Kcore: an open-source hypervisor that uses NixOS as the immutable host OS

I’ve been building an open-source hypervisor called kcore and wanted to share it with the NixOS community since NixOS is central to the design.

Why NixOS as the hypervisor host:

Every compute node in a kcore cluster runs NixOS. The entire host configuration — packages, services, networking, storage, libvirt — is defined in a flake. This gives us:

  • No drift between nodes — every node built from the same flake is identical

  • Atomic updates — push a new flake, rebuild, get a new generation. No apt upgrade on a live hypervisor

  • Instant rollback — if an update breaks something, reboot into the previous generation.
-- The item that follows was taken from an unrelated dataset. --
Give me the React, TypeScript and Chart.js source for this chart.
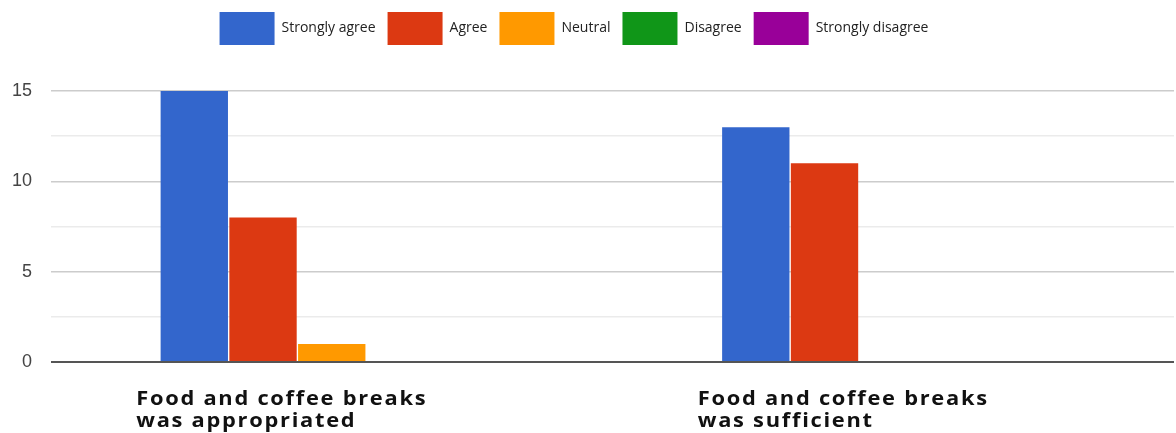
import React, { useEffect, useRef } from "react";
import { Chart, registerables } from "chart.js";

Chart.register(...registerables);

const categories: string[][] = [
  ["Food and coffee breaks", "was appropriated"],
  ["Food and coffee breaks", "was sufficient"],
];
const seriesNames = ["Strongly agree", "Agree", "Neutral", "Disagree", "Strongly disagree"];
const stronglyAgree = [15, 13];
const agree = [8, 11];
const neutral = [1, 0];
const disagree = [0, 0];
const stronglyDisagree = [0, 0];
const seriesColors = ["#3366cc", "#dc3912", "#ff9900", "#109618", "#990099"];
const yTicks = [0, 5, 10, 15];

const LABEL_SHIFT = -50;
const LEGEND_SHIFT = -13;
const LABEL_STRETCH = 1.15;

const legendSpacer = {
  id: "legendSpacer",
  beforeInit(chart: any) {
    const orig = chart.legend.fit;
    chart.legend.fit = function () {
      orig.bind(chart.legend)();
      this.height += 36;
    };
  },
  afterLayout(chart: any) {
    chart.legend.left += LEGEND_SHIFT;
    chart.legend.right += LEGEND_SHIFT;
  },
};

const xLabels = {
  id: "xLabels",
  afterDraw(chart: any) {
    const ctx = chart.ctx;
    const xs = chart.scales.x;
    const area = chart.chartArea;
    ctx.save();
    ctx.font = 'bold 19px "Open Sans"';
    (ctx as any).letterSpacing = "1.5px";
    ctx.fillStyle = "#111";
    ctx.textAlign = "left";
    ctx.textBaseline = "alphabetic";
    categories.forEach((lines, i) => {
      const c = xs.getPixelForValue(i);
      const w = Math.max(...lines.map((l) => ctx.measureText(l).width)) * LABEL_STRETCH;
      const x0 = c - w / 2 + LABEL_SHIFT;
      lines.forEach((l, j) => {
        ctx.save();
        ctx.translate(x0, area.bottom + 43 + j * 22);
        ctx.scale(LABEL_STRETCH, 1);
        ctx.fillText(l, 0, 0);
        ctx.restore();
      });
    });
    ctx.restore();
  },
};

export default function App() {
  const ref = useRef<HTMLCanvasElement>(null);
  useEffect(() => {
    document.body.style.margin = "0";
    const values = [stronglyAgree, agree, neutral, disagree, stronglyDisagree];
    const chart = new Chart(ref.current!, {
      type: "bar",
      data: {
        labels: categories.map((c) => c.join(" ")),
        datasets: seriesNames.map((name, i) => ({
          label: name,
          data: values[i],
          backgroundColor: seriesColors[i],
          borderWidth: 0,
          categoryPercentage: 0.612,
          barPercentage: 0.98,
        })),
      },
      options: {
        animation: false,
        responsive: true,
        maintainAspectRatio: false,
        layout: { padding: { top: 0, left: 0, right: 2, bottom: 71 } },
        plugins: {
          legend: {
            position: "top",
            labels: {
              boxWidth: 55,
              boxHeight: 33,
              padding: 12,
              color: "#222",
              font: { family: '"Open Sans"', size: 14 },
            },
          },
          tooltip: { enabled: false },
        },
        scales: {
          x: {
            display: false,
            grid: { display: false },
          },
          y: {
            min: 0,
            max: 15,
            border: { display: false },
            afterFit: (scale: any) => {
              scale.width = 51;
            },
            ticks: {
              stepSize: 2.5,
              padding: 19,
              color: "#444",
              font: { family: '"Liberation Sans"', size: 18 },
              callback: (v: any) => (yTicks.includes(Number(v)) ? String(v) : ""),
            },
            grid: {
              drawTicks: false,
              color: (ctx: any) =>
                ctx.tick && ctx.tick.value === 0
                  ? "#555"
                  : yTicks.includes(ctx.tick?.value)
                  ? "#cccccc"
                  : "#ebebeb",
              lineWidth: (ctx: any) => (ctx.tick && ctx.tick.value === 0 ? 2 : 1.5),
            },
          },
        },
      },
      plugins: [legendSpacer, xLabels],
    });
    return () => chart.destroy();
  }, []);
  return (
    <div style={{ width: 1176, height: 433, position: "relative", background: "#fff" }}>
      <canvas ref={ref} />
    </div>
  );
}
No partial states

  • Reproducible clusters — same inputs, same system, every time

Coming from Proxmox (mutable Debian), where upgrading 10 nodes means running apt upgrade on each one and hoping nothing breaks, the NixOS model is transformative for hypervisor infrastructure.

How it works:

  • The controller runs on your workstation (or a management node) and communicates with node-agents on each NixOS compute node via gRPC

  • kctl install node provisions a bare-metal machine with NixOS from an ISO, including disk partitioning (OS + LVM thin-pool for VM storage)

  • kctl configure network pushes NixOS networking modules (bridges, bonds, VLANs) rendered as NixOS configuration

  • kctl update nixconfig and kctl update system push flake updates and run nixos-rebuild switch remotely

  • VMs are managed through libvirt on each node

The NixOS-specific parts I’d love feedback on:

  • Using flakes for host configuration management across a cluster — any gotchas at scale?

  • NixOS module generation for networking (bridges, bonds, VLANs) — is there a better pattern than templating NixOS modules?

  • Remote nixos-rebuild switch via gRPC — is there a more idiomatic approach?

Code: https://github.com/rtacconi/kcore

Full write-up on the motivation: https://kcorehypervisor.com/blog/why-i-built-kcore.html

It’s alpha software — very early. But the NixOS foundation makes the whole thing possible. Would love to hear from anyone running NixOS on bare metal or using it for infrastructure management.